When Marie Shek arrived in San Francisco three years ago, she set several goals for herself as Israeli cultural attaché. One of the foremost was to see Israel’s Itim Ensemble perform “Va Yomer. Va Yelech,” an avant-garde theatrical interpretation of the Bible, on a Bay Area stage.
So it was with great pride and excitement that she sat in the audience at the city’s Yerba Buena Center for the Arts last week, less than two weeks before returning home at the end of her post.
“You could listen to the silence last night,” she said, in an interview the morning after the show opened to a sold-out audience. “This was my biggest effort, truly my greatest pride. It took three years of pushing, like a car.”
Shek, who is a curator of visual arts, said she’s fulfilled her goal of bringing the highest quality of Israeli culture — whether it be art, movies, theater, music or authors — to the Bay Area.
And even after she’s gone, two large shows are in the works, with six prominent San Francisco galleries showcasing the works of Israeli artists in 2001, and an exhibit from the Israel Museum on its way to the M.H. de Young Memorial Museum in 2002.
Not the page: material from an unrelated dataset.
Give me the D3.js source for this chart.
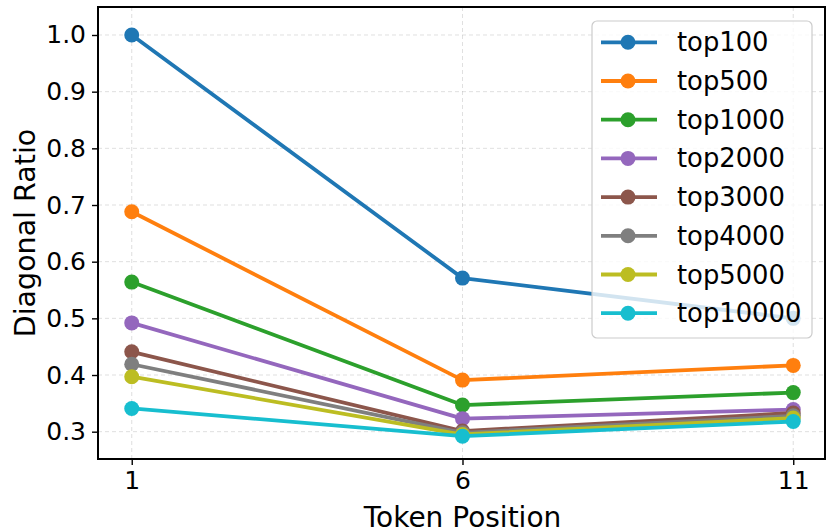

“Maybe it sounds snobbish, but I think it’s better to bring the best, or bring nothing” she said.
Shek said most Bay Area residents are more likely to be interested in cultures closer to home, like Native American, Latino or Asian. Which made it more of a challenge to get people interested in the unique culture the Holy Land has to offer.
“I wanted to open windows,” she said, “and to know that 10 non-Jewish people came to see Israeli culture.”
And in the future, she said, she hopes Americans — non-Jews especially — will come to Israeli cultural events not because they are specifically Israeli, but because they are good.
Shek spoke of the importance of cooperation, and talked of her close relationship with the cultural attachés of Italy, Germany and France. Because Israel is home to only 5 million people, she feels this was a real accomplishment.
When Shek returns home, she’ll be working as an art adviser for Ben-Gurion University in the Negev Desert.
“This combines art, peace, education, high-tech, the future and Zionism,” she said.
As much as she exported Israeli culture to the Bay Area, Shek now hopes she can do the reverse: help import different cultures to Israel.
“Bringing the international to Israel is being a human being,” she said. “Jerusalem is an international town.”
“You have to know how to stir interest in the ‘other,’ not in a pushy way but in a mysterious way.”
Artists are leading the way at home, she said, with Israeli and Palestinian artists among the first to break old taboos and start a dialogue.
“My big dream in life is that we will have a place to bring Palestinian art to Tel Aviv, and show Israeli art in Jordan. If the artists begin the dialogue, the people will follow.”
With only the kindest words for the Bay Area Jewish community, Shek said she was so grateful for the warmth she and her husband, Consul General Daniel Shek, received from the moment they arrived.
“The local community has given me the strength to do what I did,” she said. “I’m so appreciative and thankful. You can bring art, but it means nothing if there’s no crowd to see it. They were the crowd.”
Describing Bay Area Jewry as “a remarkable community, with so much faith, optimism and good will,” Shek said her entire family had mixed feelings about returning home, her two sons included.
Saying leaving San Francisco was akin to leaving paradise, she said, “It’s difficult to separate yourselves from such a great experience,” adding that each family member had developed tremendously as a person by being here.
She thought Israel could learn from San Franciscans, who she said are so giving and receiving because they are so content with themselves.
“My dream is that Israeli society could become like this, but we’re not there yet.”
Shek said she had made so many friends here, whom she’s looking forward to seeing in Israel next year.
Her last words as cultural attaché, after thanking everyone for making her stay so memorable and fulfilling?
“If you see Israeli things, just go.”